DATA SUPPLIED start
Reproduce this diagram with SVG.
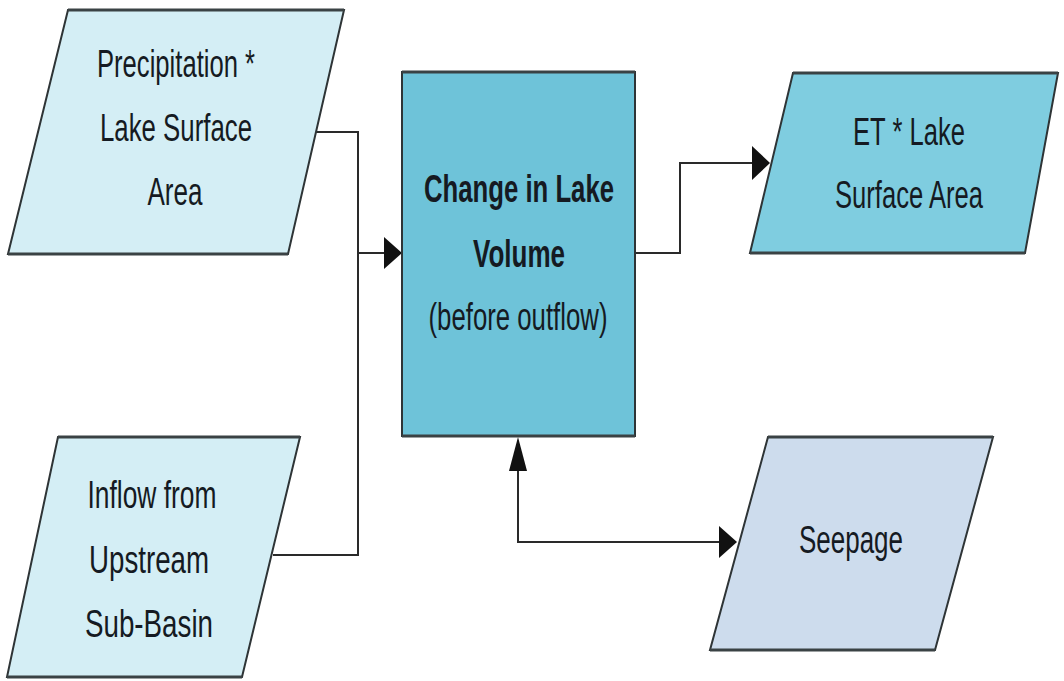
<svg xmlns="http://www.w3.org/2000/svg" width="1064" height="681" viewBox="0 0 1064 681">
  <style>
    .shape { stroke: #2e3436; stroke-width: 2; stroke-linejoin: miter; }
    .edge { stroke: #3a4244; stroke-width: 3.2; fill: none; }
    .light { fill: #d4eef5; }
    .core { fill: #6ec3d9; }
    .mid { fill: #7fcde0; }
    .grey { fill: #cddced; }
    .lbl { font-family: "Liberation Sans", Arial, sans-serif; font-size: 38px; fill: #151a22; text-anchor: middle; }
    .bold { font-weight: bold; }
    .wire { fill: none; stroke: #2a2a2a; stroke-width: 2; }
    .head { fill: #111; }
  </style>
  <rect width="1064" height="681" fill="#ffffff"/>

  <g id="connectors">
    <!-- precipitation and inflow merge into the lake box -->
    <polyline class="wire" points="315,132 358,132 358,555 273,555"/>
    <line class="wire" x1="358" y1="253" x2="386" y2="253"/>
    <polygon class="head" points="402,253 384,237 384,269"/>
    <!-- lake box out to evaporation -->
    <polyline class="wire" points="635,253 680,253 680,163 754,163"/>
    <polygon class="head" points="770,163 752,146 752,180"/>
    <!-- two-way link between lake box and seepage -->
    <polyline class="wire" points="518,470 518,542 721,542"/>
    <polygon class="head" points="518,437 509,471 527,471"/>
    <polygon class="head" points="737,542 719,526 719,558"/>
  </g>

  <g id="precipitation">
    <polygon class="shape light" points="68,10 344,10 288,254 8,254"/>
    <path class="edge" d="M68,10 H344 M8,254 H288"/>
    <text class="lbl" x="176" y="77" textLength="158" lengthAdjust="spacingAndGlyphs">Precipitation *</text>
    <text class="lbl" x="176" y="141" textLength="152" lengthAdjust="spacingAndGlyphs">Lake Surface</text>
    <text class="lbl" x="175" y="205" textLength="55" lengthAdjust="spacingAndGlyphs">Area</text>
  </g>

  <g id="inflow">
    <polygon class="shape light" points="58,437 300,437 242,677 7,677"/>
    <path class="edge" d="M58,437 H300 M7,677 H242"/>
    <text class="lbl" x="152" y="508" textLength="129" lengthAdjust="spacingAndGlyphs">Inflow from</text>
    <text class="lbl" x="149" y="573" textLength="120" lengthAdjust="spacingAndGlyphs">Upstream</text>
    <text class="lbl" x="149" y="637" textLength="128" lengthAdjust="spacingAndGlyphs">Sub-Basin</text>
  </g>

  <g id="lake-volume">
    <rect class="shape core" x="402" y="72" width="233" height="364"/>
    <path class="edge" d="M402,72 H635 M402,436 H635"/>
    <text class="lbl bold" x="519" y="202" textLength="190" lengthAdjust="spacingAndGlyphs">Change in Lake</text>
    <text class="lbl bold" x="519" y="267" textLength="92" lengthAdjust="spacingAndGlyphs">Volume</text>
    <text class="lbl" x="518" y="330" textLength="179" lengthAdjust="spacingAndGlyphs">(before outflow)</text>
  </g>

  <g id="evaporation">
    <polygon class="shape mid" points="793,73 1058,73 1025,253 750,253"/>
    <path class="edge" d="M793,73 H1058 M750,253 H1025"/>
    <text class="lbl" x="909" y="145" textLength="112" lengthAdjust="spacingAndGlyphs">ET * Lake</text>
    <text class="lbl" x="909" y="208" textLength="148" lengthAdjust="spacingAndGlyphs">Surface Area</text>
  </g>

  <g id="seepage">
    <polygon class="shape grey" points="768,437 993,437 935,650 710,650"/>
    <path class="edge" d="M768,437 H993 M710,650 H935"/>
    <text class="lbl" x="851" y="553" textLength="104" lengthAdjust="spacingAndGlyphs">Seepage</text>
  </g>
</svg>
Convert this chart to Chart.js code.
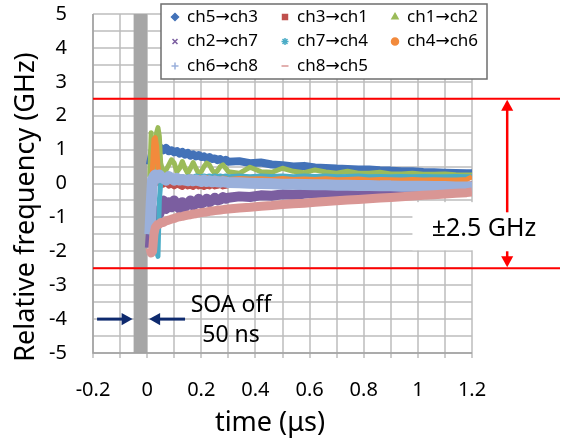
<!DOCTYPE html>
<html>
<head>
<meta charset="utf-8">
<script src="https://cdn.jsdelivr.net/npm/chart.js@4.4.0/dist/chart.umd.min.js"></script>
<style>
  body { margin: 0; background: #fff; }
</style>
</head>
<body>
<canvas id="myChart" width="565" height="442"></canvas>
<script>
// time axis, in microseconds
const timeUs = [
  0.010, 0.015, 0.020, 0.025, 0.030, 0.035, 0.040, 0.045, 0.050,
  0.06, 0.07, 0.08, 0.09, 0.10, 0.11, 0.12, 0.13, 0.14, 0.15, 0.16, 0.17, 0.18, 0.19, 0.20,
  0.21, 0.22, 0.23, 0.24, 0.25, 0.26, 0.27, 0.28, 0.29, 0.30,
  0.34, 0.38, 0.42, 0.46, 0.50, 0.54, 0.58, 0.62, 0.66, 0.70, 0.74, 0.78,
  0.82, 0.86, 0.90, 0.94, 0.98, 1.02, 1.06, 1.10, 1.14, 1.18, 1.20
];

// relative frequency, GHz (one array per channel pair)
const ch5to3 = [
  0.55, 0.75, 0.95, 1.0, 1.05, 1.0, 0.95, 1.0, 1.05,
  0.98, 1.05, 0.95, 0.98, 0.92, 0.96, 0.88, 0.93, 0.85, 0.9, 0.82, 0.86, 0.8, 0.84, 0.78,
  0.8, 0.74, 0.78, 0.72, 0.74, 0.69, 0.72, 0.66, 0.7, 0.64,
  0.66, 0.6, 0.62, 0.56, 0.54, 0.5, 0.52, 0.47, 0.46, 0.44, 0.43, 0.41,
  0.41, 0.39, 0.38, 0.36, 0.36, 0.34, 0.33, 0.32, 0.31, 0.3, 0.3
];
const ch3to1 = [
  -1.4, -0.6, 0.0, 0.1, 0.05, 0.0, 0.05, 0.0, -0.05,
  -0.05, 0.0, -0.08, -0.05, -0.1, -0.05, -0.08, -0.12, -0.06, -0.1, -0.08, -0.12, -0.06, -0.1, -0.08,
  -0.12, -0.08, -0.1, -0.06, -0.1, -0.08, -0.06, -0.1, -0.08, -0.06,
  -0.06, -0.05, -0.07, -0.05, -0.06, -0.04, -0.05, -0.04, -0.05, -0.03, -0.04, -0.03,
  -0.04, -0.03, -0.02, -0.03, -0.02, -0.02, -0.03, -0.02, -0.01, -0.02, -0.01
];
const ch1to2 = [
  0.2, 1.5, 0.3, 0.4, 0.9, 1.5, 1.65, 1.4, 0.6,
  0.3, 0.4, 0.55, 0.7, 0.6, 0.35, 0.45, 0.65, 0.45, 0.3, 0.45, 0.62, 0.45, 0.3, 0.35,
  0.5, 0.6, 0.55, 0.4, 0.3, 0.38, 0.5, 0.55, 0.45, 0.35,
  0.3, 0.48, 0.35, 0.33, 0.45, 0.36, 0.32, 0.4, 0.34, 0.3, 0.36, 0.3,
  0.3, 0.33, 0.28, 0.28, 0.3, 0.27, 0.27, 0.28, 0.26, 0.25, 0.25
];
const ch2to7 = [
  -1.9, -1.3, -1.0, -0.9, -0.95, -0.85, -0.8, -0.9, -0.75,
  -0.5, -0.75, -0.55, -0.7, -0.5, -0.65, -0.75, -0.55, -0.7, -0.6, -0.5, -0.65, -0.6, -0.45, -0.6,
  -0.55, -0.45, -0.55, -0.5, -0.42, -0.5, -0.48, -0.4, -0.45, -0.42,
  -0.38, -0.4, -0.35, -0.36, -0.32, -0.33, -0.3, -0.28, -0.27, -0.25, -0.24, -0.22,
  -0.21, -0.2, -0.19, -0.18, -0.17, -0.16, -0.15, -0.14, -0.13, -0.12, -0.12
];
const ch7to4 = [
  -1.2, -1.5, -1.6, -1.7, -1.8, -2.0, -2.15, -0.5, 0.0,
  0.1, 0.15, 0.2, 0.1, 0.15, 0.2, 0.15, 0.2, 0.15, 0.2, 0.2, 0.18, 0.22, 0.2, 0.2,
  0.22, 0.2, 0.22, 0.2, 0.22, 0.2, 0.22, 0.2, 0.22, 0.2,
  0.22, 0.2, 0.22, 0.21, 0.22, 0.2, 0.22, 0.21, 0.22, 0.2, 0.21, 0.22,
  0.2, 0.21, 0.2, 0.21, 0.2, 0.21, 0.2, 0.2, 0.21, 0.2, 0.2
];
const ch4to6 = [
  -0.5, -0.8, 0.5, 1.3, 1.35, 1.1, 0.5, 0.2, 0.15,
  0.2, 0.25, 0.15, 0.1, 0.2, 0.15, 0.1, 0.2, 0.15, 0.1, 0.2, 0.15, 0.12, 0.18, 0.15,
  0.12, 0.18, 0.14, 0.12, 0.16, 0.14, 0.12, 0.16, 0.14, 0.12,
  0.15, 0.13, 0.14, 0.12, 0.15, 0.12, 0.13, 0.12, 0.14, 0.11, 0.12, 0.13,
  0.1, 0.12, 0.11, 0.1, 0.12, 0.1, 0.11, 0.1, 0.1, 0.12, 0.2
];
const ch6to8 = [
  -1.5, -0.6, 0.1, 0.2, 0.25, 0.15, 0.2, 0.25, 0.2,
  0.15, 0.1, 0.2, 0.15, 0.1, 0.15, 0.1, 0.12, 0.1, 0.08, 0.12, 0.08, 0.1, 0.08, 0.06,
  0.1, 0.06, 0.08, 0.05, 0.07, 0.05, 0.04, 0.06, 0.04, 0.03,
  0.02, 0.01, 0.0, -0.01, -0.02, -0.02, -0.03, -0.04, -0.04, -0.05, -0.05, -0.06,
  -0.06, -0.07, -0.07, -0.08, -0.08, -0.08, -0.09, -0.09, -0.1, -0.1, -0.1
];
const ch8to5 = [
  -1.9, -2.05, -2.0, -1.5, -1.3, -1.25, -1.2, -1.2, -1.15,
  -1.15, -1.1, -1.08, -1.05, -1.03, -1.0, -0.98, -0.97, -0.95, -0.93, -0.92, -0.9, -0.89, -0.87, -0.86,
  -0.85, -0.84, -0.82, -0.81, -0.8, -0.79, -0.78, -0.77, -0.76, -0.75,
  -0.72, -0.7, -0.67, -0.65, -0.62, -0.6, -0.58, -0.55, -0.53, -0.51, -0.49, -0.47,
  -0.45, -0.43, -0.41, -0.39, -0.37, -0.35, -0.33, -0.31, -0.29, -0.27, -0.25
];

const seriesLabels = ["ch5\u2192ch3", "ch3\u2192ch1", "ch1\u2192ch2", "ch2\u2192ch7",
                      "ch7\u2192ch4", "ch4\u2192ch6", "ch6\u2192ch8", "ch8\u2192ch5"];
const seriesValues = [ch5to3, ch3to1, ch1to2, ch2to7, ch7to4, ch4to6, ch6to8, ch8to5];
const seriesColors = ["#4372B8", "#C0504D", "#9BBB59", "#7B5EA0",
                      "#4BACC6", "#F28A3C", "#9AB0DB", "#D99694"];
const seriesWidths = [8, 5, 5, 10, 5, 5, 11, 9];
const seriesMarkers = ["rectRot", "rect", "triangle", "crossRot", "star", "circle", "cross", "line"];

const xTicks = [-0.2, 0, 0.2, 0.4, 0.6, 0.8, 1, 1.2];
const yTicks = [-5, -4, -3, -2, -1, 0, 1, 2, 3, 4, 5];
const xGridStep = 0.1, yGridStep = 0.5;
const soaOffStart = -0.05, soaOffEnd = 0;   // 50 ns
const limitGHz = 2.5;

const FONT = "'Noto Sans', 'DejaVu Sans', sans-serif";
Chart.defaults.font.family = FONT;
Chart.defaults.color = "#000";
const GRID = "#BDBDBD";

const datasets = seriesValues.map((vals, i) => ({
  label: seriesLabels[i],
  data: vals.map((v, k) => ({ x: timeUs[k], y: v })),
  borderColor: seriesColors[i],
  backgroundColor: seriesColors[i],
  borderWidth: seriesWidths[i],
  borderJoinStyle: "round",
  pointRadius: 0,
  pointStyle: seriesMarkers[i],
  order: seriesValues.length - i   // later series on top, like the original
}));

function arrow(ctx, x1, y1, x2, y2, head, color, width) {
  const a = Math.atan2(y2 - y1, x2 - x1);
  const c = Math.cos(a), s = Math.sin(a);
  ctx.strokeStyle = color;
  ctx.fillStyle = color;
  ctx.lineWidth = width;
  ctx.beginPath();
  ctx.moveTo(x1, y1);
  ctx.lineTo(x2 - c * head * 0.7, y2 - s * head * 0.7);
  ctx.stroke();
  ctx.beginPath();
  ctx.moveTo(x2, y2);
  ctx.lineTo(x2 - head * c + head * 0.55 * s, y2 - head * s - head * 0.55 * c);
  ctx.lineTo(x2 - head * c - head * 0.55 * s, y2 - head * s + head * 0.55 * c);
  ctx.closePath();
  ctx.fill();
}

const extras = {
  id: "extras",
  beforeDatasetsDraw(chart) {
    const { ctx, chartArea: a, scales: { x, y } } = chart;
    ctx.save();
    // grid lines every 0.1 us and every 0.5 GHz
    ctx.strokeStyle = GRID;
    ctx.lineWidth = 1.5;
    for (let k = 0; k <= Math.round((x.max - x.min) / xGridStep); k++) {
      const px = Math.round(x.getPixelForValue(x.min + k * xGridStep));
      ctx.beginPath();
      ctx.moveTo(px, a.top); ctx.lineTo(px, a.bottom + 5);
      ctx.stroke();
    }
    for (let k = 0; k <= Math.round((y.max - y.min) / yGridStep); k++) {
      const py = Math.round(y.getPixelForValue(y.min + k * yGridStep));
      ctx.beginPath();
      ctx.moveTo(a.left, py); ctx.lineTo(a.right, py);
      ctx.stroke();
    }
    // SOA off window
    const x0 = x.getPixelForValue(soaOffStart), x1 = x.getPixelForValue(soaOffEnd);
    ctx.fillStyle = "#A6A6A6";
    ctx.fillRect(x0, a.top, x1 - x0, a.bottom - a.top);
    // white box behind the +-2.5 GHz label
    const bt = y.getPixelForValue(-0.55), bb = y.getPixelForValue(-1.97);
    ctx.fillStyle = "#fff";
    ctx.fillRect(x.getPixelForValue(0.98), bt, 140, bb - bt);
    // axis lines
    ctx.strokeStyle = "#A0A0A0";
    ctx.beginPath();
    ctx.moveTo(a.left, a.top); ctx.lineTo(a.left, a.bottom); ctx.lineTo(a.right, a.bottom);
    ctx.stroke();
    ctx.restore();
  },
  afterDatasetsDraw(chart) {
    const { ctx, chartArea: a, scales: { x, y } } = chart;
    ctx.save();
    // +-2.5 GHz limits
    const yTop = y.getPixelForValue(limitGHz), yBot = y.getPixelForValue(-limitGHz);
    ctx.strokeStyle = "#FF0000";
    ctx.lineWidth = 2;
    ctx.beginPath();
    ctx.moveTo(a.left, yTop); ctx.lineTo(560, yTop);
    ctx.moveTo(a.left, yBot); ctx.lineTo(560, yBot);
    ctx.stroke();
    const ax = x.getPixelForValue(1.33);
    arrow(ctx, ax, y.getPixelForValue(-0.85), ax, yTop + 1, 11, "#FF0000", 2.5);
    arrow(ctx, ax, y.getPixelForValue(-2.0), ax, yBot - 1, 11, "#FF0000", 2.5);
    ctx.fillStyle = "#000";
    ctx.font = "25px " + FONT;
    ctx.textAlign = "center";
    ctx.textBaseline = "middle";
    ctx.fillText("\u00B12.5 GHz", 484, y.getPixelForValue(-1.34));

    // SOA off arrows and label
    const ya = y.getPixelForValue(-4);
    arrow(ctx, x.getPixelForValue(-0.185), ya, x.getPixelForValue(soaOffStart) - 1, ya, 11, "#0E2A6E", 3);
    arrow(ctx, x.getPixelForValue(0.14), ya, x.getPixelForValue(soaOffEnd) + 2, ya, 11, "#0E2A6E", 3);
    ctx.fillStyle = "#000";
    ctx.font = "23px " + FONT;
    ctx.fillText("SOA off", 231, y.getPixelForValue(-3.6));
    ctx.fillText("50 ns", 231, y.getPixelForValue(-4.47));

    // axis titles
    ctx.font = "27px " + FONT;
    ctx.fillText("time (\u03BCs)", 270, 423);
    ctx.save();
    ctx.translate(26, 207);
    ctx.rotate(-Math.PI / 2);
    ctx.fillText("Relative frequency (GHz)", 0, 0);
    ctx.restore();

    // legend box, three columns
    ctx.fillStyle = "#fff";
    ctx.fillRect(161, 4, 326, 75);
    ctx.strokeStyle = "#6E6E6E";
    ctx.lineWidth = 1.5;
    ctx.strokeRect(161, 4, 326, 75);
    ctx.font = "17px " + FONT;
    ctx.textAlign = "left";
    chart.data.datasets.forEach((ds, i) => {
      const col = i % 3, row = Math.floor(i / 3);
      const mx = 175 + col * 110, my = 17 + row * 24.5;
      ctx.fillStyle = ds.borderColor;
      ctx.strokeStyle = ds.borderColor;
      Chart.helpers.drawPoint(ctx, { pointStyle: ds.pointStyle, radius: 3.5, borderWidth: 1.5, rotation: 0 }, mx, my);
      ctx.fillStyle = "#000";
      ctx.fillText(ds.label, mx + 12, my);
    });
    ctx.restore();
  }
};

function noEdgePadding(s) {
  s.paddingTop = 0; s.paddingBottom = 0; s.paddingLeft = 0; s.paddingRight = 0;
}

const ctx = document.getElementById("myChart").getContext("2d");
const chart = new Chart(ctx, {
  type: "line",
  data: { datasets: datasets },
  plugins: [extras],
  options: {
    responsive: false,
    animation: false,
    layout: { padding: { top: 14, right: 93, left: 0, bottom: 0 } },
    plugins: { legend: { display: false }, tooltip: { enabled: false } },
    scales: {
      x: {
        type: "linear",
        min: -0.2,
        max: 1.2,
        afterFit: s => { s.height = 89; noEdgePadding(s); },
        ticks: {
          stepSize: 0.1,
          autoSkip: false,
          maxRotation: 0,
          padding: 20,
          font: { size: 20 },
          callback: v => {
            const r = Math.round(v * 10) / 10;
            return xTicks.some(t => Math.abs(t - r) < 1e-9) ? String(r) : "";
          }
        },
        grid: { display: false, tickLength: 5 },
        border: { display: false }
      },
      y: {
        min: -5,
        max: 5,
        afterFit: s => { s.width = 93; noEdgePadding(s); },
        ticks: {
          stepSize: 0.5,
          padding: 26,
          font: { size: 20 },
          callback: v => (yTicks.includes(v) ? String(v) : "")
        },
        grid: { display: false, drawTicks: false },
        border: { display: false }
      }
    }
  }
});
</script>
</body>
</html>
DATA SUPPLIED end
- TASK DETAILS: Review the material and copy each line in which the word "this" appears.

- THE OUTPUT:
Reproduce this diagram with SVG.
Convert this chart to Chart.js code.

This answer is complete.